= Paleo-Bell River =

River in Canada

The Paleo-Bell River is a hypothesized west-to-east flowing ancient river system in North America. The river may have drained an area larger than the current day Amazon River from the Eocene (50 million years ago) to the Pliocene (3 million years ago) with the direction of drainage caused by the uplift of the Rocky Mountains. It is named after Canadian geologist Robert Bell who first proposed the concept in 1895.

==Development of the Paleo-Bell River theory==
In the late 1800s, Canadian geologist Robert Bell analyzed the flow of glacial ice during the Pleistocene working for the Geological Survey of Canada and from 1884 to 1885 explored the oceanography of Hudson Bay and Hudson Strait. During a meeting of the Royal Society of Canada in 1895, he proposed that before the Pleistocene glaciations a very large river drained portions of North America through the Hudson Strait.

A few years later A.W.G. Wilson at McGill University supported Bell's claims, finding that the Canadian Shield beneath Hudson Bay eroded almost flat and then uplifted and warped in the recent geological past.

==Evidence for the Paleo-Bell River==
In the early 1970s, N.J. McMillan, a geologist with Aquitaine Petroleum, assessed the sediments in the Saglek Basin beneath the Hudson Strait. The sediment was deposited between 55 and five million years ago, but totaled to 2.5 million cubic kilometers, which was more than erosion from the uplands of Labrador and Baffin Island could explain.

During the 1980s, University of British Columbia researcher V. Eileen Williams found fossilized pollen grains in the sediments, some dating back to the Mesozoic. Based on similar palynomorphs eroded out of sedimentary rocks and moved thousands of kilometers by the Orinoco River and Mississippi River, forming an additional piece of evidence in favor of the hypothesis. In the early 1990s, Alejandra Duk-Rodkin interpreted eastward-dipping erosional surfaces crossing the Mackenzie River as indications of the eastward flow of the river.

In a 2013 paper, James Sears from the University of Montana reanalyzed fossil pollen and identified an assemblages similar to those found in the Chinle Formation and Supai Group in the Grand Canyon, suggesting a connection to that region.

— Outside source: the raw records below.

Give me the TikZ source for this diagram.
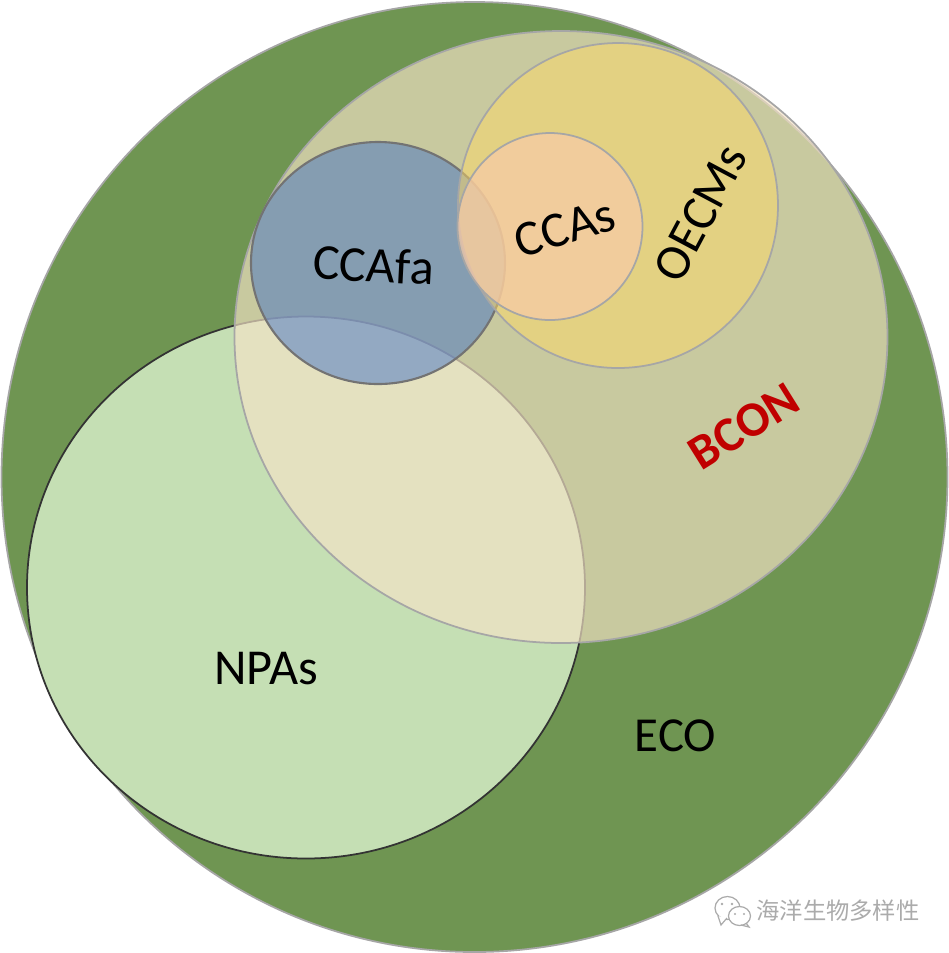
\documentclass[tikz,border=0pt]{standalone}
\usepackage{fontspec}
\setmainfont{Carlito}
\newfontfamily\cjkfont{Noto Sans CJK SC}
\usepackage{xcolor}
\usetikzlibrary{positioning}
\definecolor{ecogreen}{HTML}{6F9552}
\definecolor{npagreen}{HTML}{C5DFB4}
\definecolor{bconsand}{HTML}{F4E3C6}
\definecolor{fablue}{HTML}{4472C4}
\definecolor{oecmyellow}{HTML}{FFD966}
\definecolor{ccaorange}{HTML}{F8CBA8}
\definecolor{bconred}{HTML}{C00000}
\definecolor{wmgray}{HTML}{ABABAB}

\begin{document}
\begin{tikzpicture}[x=0.01cm,y=-0.01cm,every node/.style={align=center,font=\fontsize{14.3}{17}\selectfont},graybd/.style={draw=black!35,line width=0.5pt},tag/.style={inner sep=0pt},wm/.style={draw=wmgray,line width=0.35pt,fill=white}]
\useasboundingbox (0,0) rectangle (949,953);
% regions, back to front
\draw[fill=ecogreen,draw=black!35,line width=0.5pt] (474.5,477) ellipse (473 and 475);
\draw[fill=npagreen,draw=black!80,line width=0.5pt] (306,587.5) ellipse (279 and 271);
\draw[graybd,fill=bconsand,fill opacity=0.67] (561,337) ellipse (326.5 and 306);
\draw[fill=fablue,fill opacity=0.5,draw=black!55,line width=0.6pt] (378,263) ellipse (127 and 121);
\draw[graybd,fill=oecmyellow,fill opacity=0.5] (618,205.5) ellipse (160 and 162.5);
\draw[graybd,fill=ccaorange,fill opacity=0.7] (550,226.5) ellipse (92.5 and 93.5);
% labels
\node[tag,rotate=-3] (ccafa) at (373.5,265) {CCAfa};
\node[tag,rotate=17] (ccas) at (565,228) {CCAs};
\node[tag,rotate=62] (oecms) at (700.5,213) {OECMs};
\node[tag,rotate=32,text=bconred,font=\fontsize{14}{17}\selectfont\bfseries] (bcon) at (744,426) {BCON};
\node[tag] (npas) at (266,669) {NPAs};
\node[tag,font=\fontsize{13.9}{17}\selectfont] (eco) at (675.5,736) {ECO};
% watermark
\draw[wm] (727.5,908) ellipse (12.5 and 11.5);
\draw[wm] (718,916) -- (721,925) -- (727,918);
\draw[wm] (739.5,916) ellipse (11 and 9.5);
\draw[wm,fill=none] (746,923) -- (749,927) -- (741,925);
\fill[wmgray] (722,904) circle (1.3) (732,904) circle (1.3) (735,914) circle (1.1) (744,914) circle (1.1);
\node[tag,text=wmgray,font=\fontsize{6.63}{8}\cjkfont] (mark) at (838,911) {海洋生物多样性};
\end{tikzpicture}
\end{document}
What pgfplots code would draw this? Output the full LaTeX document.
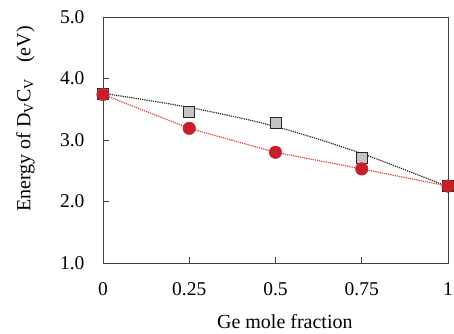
\documentclass[border=0pt]{standalone}
\usepackage{pgfplots}
\pgfplotsset{compat=1.18}
\usepackage{fontspec}
\setmainfont{Liberation Serif}
\definecolor{myred}{HTML}{C8202A}
\definecolor{lred}{HTML}{E03A3A}
\definecolor{sqgray}{HTML}{C4C4C4}
\begin{document}
\begin{tikzpicture}
\useasboundingbox (0,0) rectangle (454pt,333pt);
\begin{axis}[
  at={(103pt,70pt)}, anchor=south west,
  scale only axis, width=345pt, height=246pt,
  xmin=0, xmax=1, ymin=1, ymax=5,
  xtick={0,0.25,0.5,0.75,1},
  xticklabels={0,0.25,0.5,0.75,1},
  ytick={1,2,3,4,5},
  yticklabel style={/pgf/number format/fixed,/pgf/number format/fixed zerofill,/pgf/number format/precision=1},
  /pgf/number format/assume math mode=true,
  tick align=inside, tick pos=left,
  major tick length=6pt,
  axis line style={black!75, line width=0.9pt},
  every tick/.style={black!75, line width=0.9pt},
  ticklabel style={font=\fontsize{19.5}{22}\selectfont},
  xticklabel style={yshift=-16pt},
  yticklabel style={xshift=-15pt},
  label style={font=\fontsize{20}{23}\selectfont},
  xlabel={Ge mole fraction},
  xlabel style={at={(axis description cs:0.527,-0.24)}, anchor=center},
  ylabel={Energy of D\textsubscript{V}C\textsubscript{V}\hspace{0.8em}(eV)},
  ylabel style={at={(axis description cs:-0.225,0.585)}, anchor=center},
  clip=false,
]
% gray squares
\addplot[only marks, mark=square*, mark size=5.5pt, mark options={fill=sqgray, draw=black!85, line width=1pt}]
  coordinates {(0,3.74) (0.25,3.46) (0.5,3.27) (0.75,2.71) (1,2.25)};
% black dotted trend
\addplot[black!85, line width=1.2pt, densely dotted, smooth, no marks]
  coordinates {(0,3.76) (0.25,3.53) (0.5,3.22) (0.75,2.78) (1,2.24)};
% red dotted line
\addplot[lred, line width=1.2pt, densely dotted, no marks]
  coordinates {(0,3.74) (0.25,3.19) (0.5,2.80) (0.75,2.53) (1,2.25)};
% red circles
\addplot[only marks, mark=*, mark size=6.3pt, mark options={fill=myred, draw=myred}]
  coordinates {(0,3.74) (0.25,3.19) (0.5,2.80) (0.75,2.53) (1,2.25)};
\end{axis}
\end{tikzpicture}
\end{document}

==End of the river system==
The flow of water from the Grand Canyon region may have stopped around 16 million years ago due to eruptions of the Yellowstone hot spot. Isostatic depression of the crust by ice sheets during the Pleistocene deprived the Saglek Basin of sediment as rivers drained directly into the newly formed Hudson Bay. Much of the river's flow was taken up by the Mackenzie River Basin, leaving the Saskatchewan River and Nelson River as the last remnants of the system.